Supporters of the bill argued the legislation addressed a genuine crisis facing Wisconsin families. Republican co-author Rep. Joy Goeben testified in October that the landscape of online pornography bears no resemblance to the past.
“Porn is no longer a dirty magazine found under a mattress. It’s pervasive, hardcore, and easily accessible and it targets our youngest generation to hook them early and keep them addicted,” Goeben told colleagues. (RELATED: Universal Child Care For Families Earning Up To $500k? Wisconsin Lt. Gov. Rodriguez’s Vague Plan Raises More Questions Than Answers)
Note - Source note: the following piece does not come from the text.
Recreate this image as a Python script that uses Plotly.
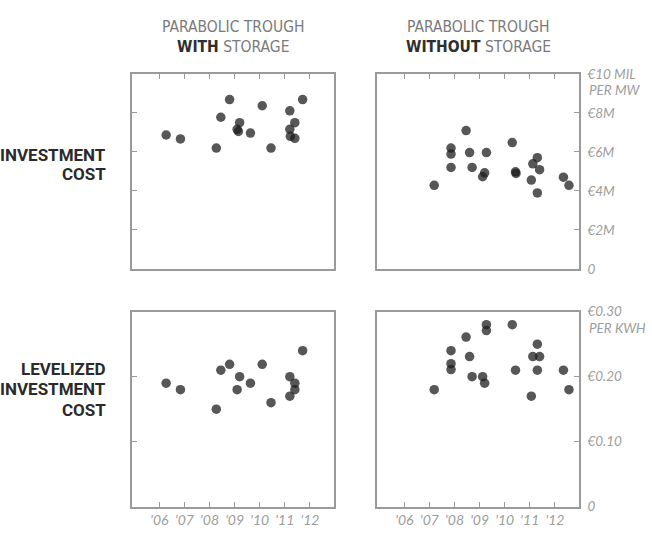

The Wisconsin Catholic Conference put the issue in stark terms. “What makes online pornography so different today than in the past is that viewers don’t have to go looking for it,” associate director David Earleywine testified. “Without meaningful restrictions, children are carrying poison in their phones.”
Evers’ veto came despite a 6-3 U.S. Supreme Court ruling in 2025 upholding a nearly identical Texas law — providing clear constitutional cover for the Wisconsin legislation. The high court’s decision removed the primary legal argument opponents had used to challenge such measures nationwide.
The bill was opposed by the ACLU of Wisconsin and the Free Speech Coalition, which represents businesses in the adult film industry. The ACLU acknowledged being “sympathetic to the overarching goal” of protecting children but argued the privacy trade-off was unacceptable. The Free Speech Coalition claimed such laws push users toward websites hosting illegal content — an argument critics noted benefits the industry financially.
Critics noted the governor offered no timeline, no legislation, and no concrete plan — leaving Wisconsin children unprotected while 25 other states have already acted.